L’emplacement de stockage et de traitement des données est donc important. Le logiciel pourrait être installé dans les locaux du prestataire, ou alors sur un serveur externe dans un territoire étranger. De même, les données pourraient être stockées sur le territoire national ou dans un centre de données à l’étranger. À l’échelle d’internet, ces détails techniques sont invisibles, et ils font déjà la fortune des fournisseurs de “cloud”.

Mais ces décentralisations sont parfois nécessaires, tout simplement parce que le prestataire n’a pas toujours l’infrastructure ou l’expertise lui permettant de fournir un stockage fiable et sécurisé des données. Une couche de chiffrement réalisé par le logiciel au moment de la transmission et du stockage des données permet de limiter les risques liés à une interception ou à un vol physique des données (saisie du disque dur, etc), et peut rendre la chose acceptable.

Des hommes et des lois

Le stockage et le traitement dans un pays étranger a également un autre impact, politique cette fois-ci.

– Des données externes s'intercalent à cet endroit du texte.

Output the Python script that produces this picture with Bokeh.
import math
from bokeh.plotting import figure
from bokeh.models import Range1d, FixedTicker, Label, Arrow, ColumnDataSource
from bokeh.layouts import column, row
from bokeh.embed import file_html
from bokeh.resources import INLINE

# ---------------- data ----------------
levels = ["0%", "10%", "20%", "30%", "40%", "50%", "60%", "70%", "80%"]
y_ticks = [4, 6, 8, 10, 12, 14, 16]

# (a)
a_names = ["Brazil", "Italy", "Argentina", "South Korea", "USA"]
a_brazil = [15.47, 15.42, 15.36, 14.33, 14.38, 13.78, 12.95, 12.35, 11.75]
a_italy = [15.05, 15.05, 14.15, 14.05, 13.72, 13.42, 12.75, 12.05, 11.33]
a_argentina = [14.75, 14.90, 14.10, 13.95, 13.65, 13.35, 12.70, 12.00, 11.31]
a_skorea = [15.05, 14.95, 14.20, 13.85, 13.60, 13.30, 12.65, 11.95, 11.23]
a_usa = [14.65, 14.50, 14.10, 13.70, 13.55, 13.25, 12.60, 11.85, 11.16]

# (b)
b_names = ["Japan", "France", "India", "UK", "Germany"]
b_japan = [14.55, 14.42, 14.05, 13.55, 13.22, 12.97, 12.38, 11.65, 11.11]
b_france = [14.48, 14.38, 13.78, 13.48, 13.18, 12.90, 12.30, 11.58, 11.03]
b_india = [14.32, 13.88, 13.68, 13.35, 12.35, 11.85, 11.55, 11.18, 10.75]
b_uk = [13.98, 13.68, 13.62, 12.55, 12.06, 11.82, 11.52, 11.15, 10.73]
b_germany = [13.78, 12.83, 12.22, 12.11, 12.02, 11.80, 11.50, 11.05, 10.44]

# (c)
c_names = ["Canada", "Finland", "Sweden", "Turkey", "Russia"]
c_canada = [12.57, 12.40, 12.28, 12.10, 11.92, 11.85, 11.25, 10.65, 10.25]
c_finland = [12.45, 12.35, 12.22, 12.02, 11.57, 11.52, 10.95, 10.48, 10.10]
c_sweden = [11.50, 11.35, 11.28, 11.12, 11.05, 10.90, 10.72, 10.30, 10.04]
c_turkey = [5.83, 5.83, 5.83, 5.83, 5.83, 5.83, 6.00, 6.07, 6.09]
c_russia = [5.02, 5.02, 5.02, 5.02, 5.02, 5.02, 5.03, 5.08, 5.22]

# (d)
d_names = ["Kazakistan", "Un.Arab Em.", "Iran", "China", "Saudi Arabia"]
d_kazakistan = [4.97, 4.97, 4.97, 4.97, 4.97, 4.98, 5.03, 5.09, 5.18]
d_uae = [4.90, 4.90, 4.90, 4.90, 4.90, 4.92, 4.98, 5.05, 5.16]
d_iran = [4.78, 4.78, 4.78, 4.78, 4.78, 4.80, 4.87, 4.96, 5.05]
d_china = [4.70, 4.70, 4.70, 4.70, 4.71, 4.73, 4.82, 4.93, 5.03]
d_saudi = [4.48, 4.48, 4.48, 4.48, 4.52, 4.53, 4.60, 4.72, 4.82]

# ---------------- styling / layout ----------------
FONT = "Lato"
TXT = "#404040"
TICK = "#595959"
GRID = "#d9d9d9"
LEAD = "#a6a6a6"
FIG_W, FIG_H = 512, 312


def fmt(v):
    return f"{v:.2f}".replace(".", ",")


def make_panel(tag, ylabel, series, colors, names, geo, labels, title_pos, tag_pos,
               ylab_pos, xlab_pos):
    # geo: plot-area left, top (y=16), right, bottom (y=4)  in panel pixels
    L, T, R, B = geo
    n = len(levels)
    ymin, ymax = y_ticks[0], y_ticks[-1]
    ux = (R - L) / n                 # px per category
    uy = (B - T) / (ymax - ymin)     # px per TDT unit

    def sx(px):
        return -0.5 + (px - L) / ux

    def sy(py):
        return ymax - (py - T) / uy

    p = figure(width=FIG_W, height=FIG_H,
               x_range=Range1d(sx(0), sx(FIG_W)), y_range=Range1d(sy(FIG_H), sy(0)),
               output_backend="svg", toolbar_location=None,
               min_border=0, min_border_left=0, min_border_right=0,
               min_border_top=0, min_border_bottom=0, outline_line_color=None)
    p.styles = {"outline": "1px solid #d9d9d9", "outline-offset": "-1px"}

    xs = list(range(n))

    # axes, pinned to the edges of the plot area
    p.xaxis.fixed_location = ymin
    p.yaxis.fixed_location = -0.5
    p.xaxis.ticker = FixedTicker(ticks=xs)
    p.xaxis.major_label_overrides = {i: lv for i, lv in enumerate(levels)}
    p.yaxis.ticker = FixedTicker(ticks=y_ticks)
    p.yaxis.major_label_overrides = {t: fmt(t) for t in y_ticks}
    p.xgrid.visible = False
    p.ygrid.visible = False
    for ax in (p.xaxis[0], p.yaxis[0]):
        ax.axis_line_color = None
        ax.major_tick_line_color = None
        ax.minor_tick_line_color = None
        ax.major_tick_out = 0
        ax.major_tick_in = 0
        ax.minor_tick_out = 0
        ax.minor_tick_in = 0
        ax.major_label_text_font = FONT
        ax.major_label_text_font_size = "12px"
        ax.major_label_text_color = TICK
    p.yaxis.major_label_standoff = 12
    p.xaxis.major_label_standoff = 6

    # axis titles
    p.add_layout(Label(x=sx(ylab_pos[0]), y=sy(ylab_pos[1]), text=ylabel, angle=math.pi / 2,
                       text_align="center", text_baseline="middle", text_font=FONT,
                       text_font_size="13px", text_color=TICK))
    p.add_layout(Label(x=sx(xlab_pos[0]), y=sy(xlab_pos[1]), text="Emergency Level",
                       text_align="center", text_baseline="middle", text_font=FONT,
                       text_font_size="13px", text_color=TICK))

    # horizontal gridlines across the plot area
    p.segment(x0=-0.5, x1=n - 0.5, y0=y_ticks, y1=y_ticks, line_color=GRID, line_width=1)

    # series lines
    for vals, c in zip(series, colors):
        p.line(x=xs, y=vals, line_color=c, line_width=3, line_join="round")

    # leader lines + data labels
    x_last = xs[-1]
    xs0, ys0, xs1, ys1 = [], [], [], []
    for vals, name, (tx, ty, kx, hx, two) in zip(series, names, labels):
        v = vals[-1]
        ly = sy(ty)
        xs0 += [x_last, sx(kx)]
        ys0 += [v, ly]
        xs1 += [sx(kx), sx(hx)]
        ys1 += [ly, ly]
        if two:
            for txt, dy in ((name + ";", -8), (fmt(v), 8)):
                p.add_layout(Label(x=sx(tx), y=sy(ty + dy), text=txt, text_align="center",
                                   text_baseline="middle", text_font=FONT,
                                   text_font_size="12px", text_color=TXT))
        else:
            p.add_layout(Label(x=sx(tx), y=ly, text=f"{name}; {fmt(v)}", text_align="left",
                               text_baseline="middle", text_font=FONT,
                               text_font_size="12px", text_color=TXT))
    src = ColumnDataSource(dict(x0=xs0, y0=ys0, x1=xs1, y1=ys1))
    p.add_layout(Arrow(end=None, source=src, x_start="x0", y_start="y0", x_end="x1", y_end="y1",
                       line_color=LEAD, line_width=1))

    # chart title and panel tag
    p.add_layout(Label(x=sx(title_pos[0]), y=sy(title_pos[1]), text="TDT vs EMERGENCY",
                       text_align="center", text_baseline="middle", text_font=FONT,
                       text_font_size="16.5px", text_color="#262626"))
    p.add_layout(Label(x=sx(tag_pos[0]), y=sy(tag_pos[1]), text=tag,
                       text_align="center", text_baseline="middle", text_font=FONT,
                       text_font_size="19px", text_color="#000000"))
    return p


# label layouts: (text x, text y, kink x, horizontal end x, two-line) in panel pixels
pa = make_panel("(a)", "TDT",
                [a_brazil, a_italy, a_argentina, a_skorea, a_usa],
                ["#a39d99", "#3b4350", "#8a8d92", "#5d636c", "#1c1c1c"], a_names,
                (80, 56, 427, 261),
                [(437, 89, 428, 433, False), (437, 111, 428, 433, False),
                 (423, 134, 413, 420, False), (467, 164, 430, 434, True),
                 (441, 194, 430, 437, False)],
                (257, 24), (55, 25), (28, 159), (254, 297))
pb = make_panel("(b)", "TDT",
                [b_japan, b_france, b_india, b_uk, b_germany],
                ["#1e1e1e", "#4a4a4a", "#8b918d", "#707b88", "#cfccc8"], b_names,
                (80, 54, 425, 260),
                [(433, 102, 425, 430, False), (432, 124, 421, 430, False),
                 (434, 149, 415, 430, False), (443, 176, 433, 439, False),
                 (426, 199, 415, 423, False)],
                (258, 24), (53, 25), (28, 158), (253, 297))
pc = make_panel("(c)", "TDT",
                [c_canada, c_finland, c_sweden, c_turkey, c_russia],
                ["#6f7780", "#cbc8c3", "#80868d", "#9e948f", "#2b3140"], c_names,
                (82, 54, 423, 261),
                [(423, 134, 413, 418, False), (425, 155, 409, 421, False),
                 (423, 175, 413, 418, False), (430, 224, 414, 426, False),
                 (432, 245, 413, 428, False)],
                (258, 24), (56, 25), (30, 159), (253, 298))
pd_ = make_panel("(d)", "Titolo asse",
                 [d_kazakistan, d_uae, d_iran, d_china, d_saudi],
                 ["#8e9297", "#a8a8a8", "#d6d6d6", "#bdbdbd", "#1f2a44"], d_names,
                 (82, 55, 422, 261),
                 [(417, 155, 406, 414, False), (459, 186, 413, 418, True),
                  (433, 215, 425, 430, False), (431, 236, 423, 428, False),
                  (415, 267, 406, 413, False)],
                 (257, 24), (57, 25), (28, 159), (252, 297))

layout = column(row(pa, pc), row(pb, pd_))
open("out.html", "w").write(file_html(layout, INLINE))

Selon le gouvernement en place et les mesures prises pour protéger la vie privée ou se prémunir du terrorisme (deux visions souvent antagonistes), il peut exister des lois obligeant le propriétaire du centre de données à fournir des “tuyaux” vers les “grandes oreilles” du gouvernement. De même, il peut exister une obligation de rétention des fichiers logs et meta données même après résilisation du contrat.

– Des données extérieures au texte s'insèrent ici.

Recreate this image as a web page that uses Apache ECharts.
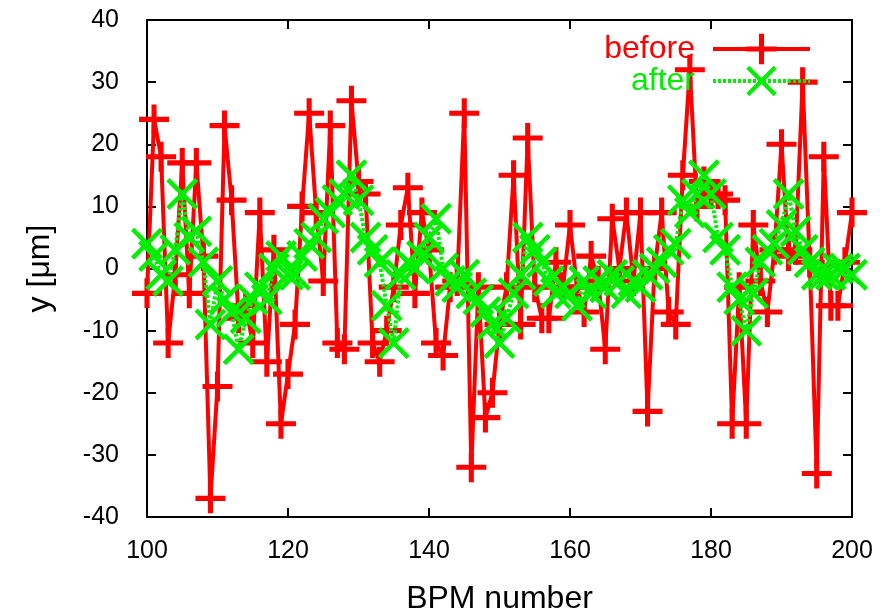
<!DOCTYPE html>
<html><head><meta charset="utf-8">
<script src="https://cdn.jsdelivr.net/npm/echarts@6/dist/echarts.min.js"></script>
<style>html,body{margin:0;padding:0;background:#fff}#c{width:894px;height:615px}</style>
</head><body><div id="c"></div>
<script>
// BPM numbers 100..200
const bpm = [];
for (let n = 100; n <= 200; n++) bpm.push(n);

const before = [
 -4, 24, 18,-12, -1, 17, -4, 17,  2,-37,
-19, 23, 11, -8, -6,-12,  9,-15,  3,-25,
-17, -9, 10, 25,  9, -2, 23,-12,-13, 27,
 14, 12,-12,-15,-10, -3,  7, 13, -4,  9,
  3,-12,-14, -3, -2, 25,-32, -3,-24,-20,
 -9, -3, 15, -9, 21, -3, -8, -8,  1, -3,
  7, -3, -7,  2, -2,-13,  8,  0,  9, -2,
  9,-23,  0,  9, -7, -9, 15, 32, 10, 14,
 12, 12, 11,-25, -3,-25,  7, -2, -7,  3,
 20,  2,  3, 30,  1,-33, 18, -6, -6,  1,
  9];

const after = [
  4,  2, -1, -2,  3, 12,  5,  6,  1, -9,
 -2, -5, -7,-13, -8, -5, -3, -5,  0,  2,
 -1, -1,  2,  4,  5,  8,  9, 11, 12, 15,
 11,  5,  3,  1, -6,-12, -1,  1,  0,  2,
  5,  8,  0, -2, -3, -1, -4, -5, -7, -9,
-12, -8, -4, -1,  5,  3,  1, -2, -4, -3,
 -4, -6, -2, -4, -2, -3, -1, -2, -4, -2,
 -3, -1,  0,  1,  3,  4, 11,  9, 12, 15,
 12,  5,  3, -3, -5,-10, -4,  1,  3,  4,
  7, 12,  6,  3,  1, -1, -1, -1,  0,  0,
 -1];

const seriesNames = ['before', 'after'];
const colors = ['#ff0000', '#00ee00'];

const plusPath = 'path://M8.3,0 H11.7 V8.3 H20 V11.7 H11.7 V20 H8.3 V11.7 H0 V8.3 H8.3 Z';
const crossPath = 'path://M0,2 L2,0 L10,8 L18,0 L20,2 L12,10 L20,18 L18,20 L10,12 L2,20 L0,18 L8,10 Z';

const FONT = 'Liberation Sans';
const chart = echarts.init(document.getElementById('c'), null, {renderer: 'canvas'});

const axisCommon = {
  type: 'value',
  axisLine: {show: true, onZero: false, lineStyle: {color: '#000', width: 2}},
  axisTick: {show: true, inside: true, length: 9, lineStyle: {color: '#000', width: 2}},
  splitLine: {show: false},
};

chart.setOption({
  animation: false,
  backgroundColor: '#fff',
  grid: {left: 147, right: 42, top: 20, bottom: 98, containLabel: false, outerBoundsMode: 'none'},
  legend: {
    orient: 'vertical',
    right: 82, top: 33,
    padding: 0,
    align: 'right',
    itemWidth: 97, itemHeight: 38, itemGap: 0,
    lineStyle: {width: 4},
    textStyle: {fontFamily: FONT, fontSize: 32, padding: [0, 13, 0, 0]},
    data: [
      {name: seriesNames[0], textStyle: {color: colors[0]}},
      {name: seriesNames[1], textStyle: {color: colors[1]}}
    ]
  },
  xAxis: [
    Object.assign({}, axisCommon, {
      position: 'bottom', min: 100, max: 200, interval: 20,
      name: 'BPM number', nameLocation: 'middle', nameGap: 66,
      nameTextStyle: {fontFamily: FONT, fontSize: 32, color: '#000'},
      axisLabel: {fontFamily: FONT, fontSize: 25, color: '#000', margin: 22}
    }),
    Object.assign({}, axisCommon, {
      position: 'top', min: 100, max: 200, interval: 20,
      axisLabel: {show: false}
    })
  ],
  yAxis: [
    Object.assign({}, axisCommon, {
      position: 'left', min: -40, max: 40, interval: 10,
      name: 'y [\u03bcm]', nameLocation: 'middle', nameGap: 91, nameRotate: 90,
      nameTextStyle: {fontFamily: FONT, fontSize: 32, color: '#000'},
      axisLabel: {fontFamily: FONT, fontSize: 25, color: '#000', margin: 28}
    }),
    Object.assign({}, axisCommon, {
      position: 'right', min: -40, max: 40, interval: 10,
      axisLabel: {show: false}
    })
  ],
  series: [
    {
      name: seriesNames[0], type: 'line',
      data: bpm.map((b, i) => [b, before[i]]),
      symbol: plusPath, symbolSize: 30,
      lineStyle: {color: colors[0], width: 4},
      itemStyle: {color: colors[0]},
      showAllSymbol: true, z: 2
    },
    {
      name: seriesNames[1], type: 'line',
      data: bpm.map((b, i) => [b, after[i]]),
      symbol: crossPath, symbolSize: 32,
      lineStyle: {color: colors[1], width: 4, type: [3, 2]},
      itemStyle: {color: colors[1]},
      showAllSymbol: true, z: 3
    }
  ]
});
</script>
</body></html>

Il peut aussi exister une restriction sur le type de contenus stockés (contenus à caractère politique ou pornographique), et une obligation d’accepter un contrôle des autorités sans décision de justice. Il pourrait aussi être demandé de fournir le mot de passe de déchiffrement pour accéder à ces contenus, et en cas de refus une saisie des disques durs pourrait être réalisée.

Cela représente donc aussi un risque supplémentaire vis à vis de l’espionnage industriel [4], du blocage et/ou du contrôle des infrastructures [5], ou de la perte des données (saisie abusive du disque dur).

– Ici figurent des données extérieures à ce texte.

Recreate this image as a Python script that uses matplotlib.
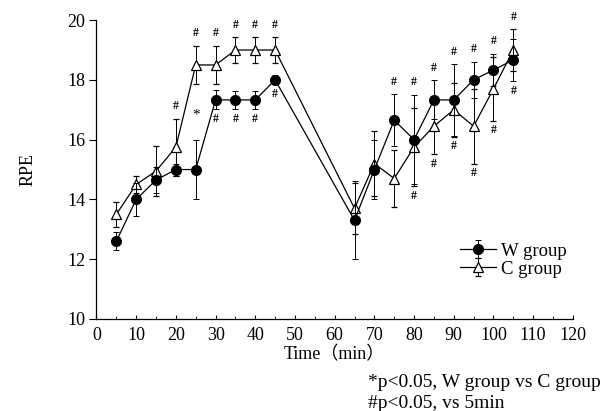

Qu’en disent les institutions publiques ?

Dans le doute, il est bon de se renseigner auprès des institutions gouvernementales, pour éviter de prendre des décisions sous le coup de l’émotion. La CNIL française a par exemple émis un ensemble de recommandations pour les entreprises souhaitant utiliser des services “cloud” (stockage ou traitement externalisé). On peut le synthétiser par :

  • Identifier quelles sont les données à stocker dans le cloud (sensibles ou non).
  • Définir ses exigences de sécurité technique et juridique (contraintes légales et techniques à la mise en oeuvre).
  • Conduire une analyse de risques (perte de contrôle, dépendence technologique, faille dans la sécurité des données, réquisitions judiciaires…).
  • Bien choisir l’offre correspondant à son besoin (cloud public vs cloud privé).
  • Bien choisir son prestataire (celui qui offre les garanties suffisantes), avec une liste des éléments devant figurer au contrat.
  • Former ses employés à ce nouveau mode de gestion des données.
  • Faire de la veille et de l’audit sur le service fourni.

De même, l’ANSSI (française aussi) a émis un référentiel de ses exigences concernant la mise en oeuvre d’un service “cloud”.

Conclusion

En conclusion, je pense qu’il ne faut pas vouloir être plus royaliste que le roi.

  • Oui, en informatique de nombreux services sont décentralisés, et il est difficile de contrôler qui aura accès à vos données au cours de leur saisie, leur traitement, et leur stockage.
  • Si cela vous pose problème, vous pouvez signer une charte ou une clause de confidentialité avec le prestataire, et chiffrer extensivement vos données pour les sécuriser.
  • Dans le cas de risque d’espionnage industriel, n’oubliez pas de former vos équipes, ça serait dommage de barricader la porte et de laisser la fenêtre ouverte.
  • Si les informations sont vitales et confidentielles, utilisez les mécanismes de double authentification et de cloisonnement des responsabilités (voir les recommandations de l’ANSSI), ou demandez à votre prestataire de se faire certifier.
  • Et si vous travaillez dans un domaine relevant du secret défense… Qu’est-ce que vous espérez apprendre ici ?

Mais,

  • Oui, les prestataires nationaux travaillant avec des logiciels libres offrent de meilleures garanties de sécurité, condentialité, et pérénnité des données.
  • Oui, les prestataires nationaux comprennent mieux votre besoin, ils sont meilleurs en support et en assistance client, ils sont meilleurs pour vous renseigner sur les conséquences juridiques liés à votre application (rétention de données, rétention de fichiers log, obligation de chiffrement, etc).
  • Les données internes sensibles devraient rester en interne : stockées et traitées sur un serveur situé dans vos locaux derrière un pare-feu, avec votre politique de sécurité, d’alarmes, et de contrôle physique des accès. N’oubliez pas de donner un badge d’accès au prestataire si besoin, et de réaliser des audits.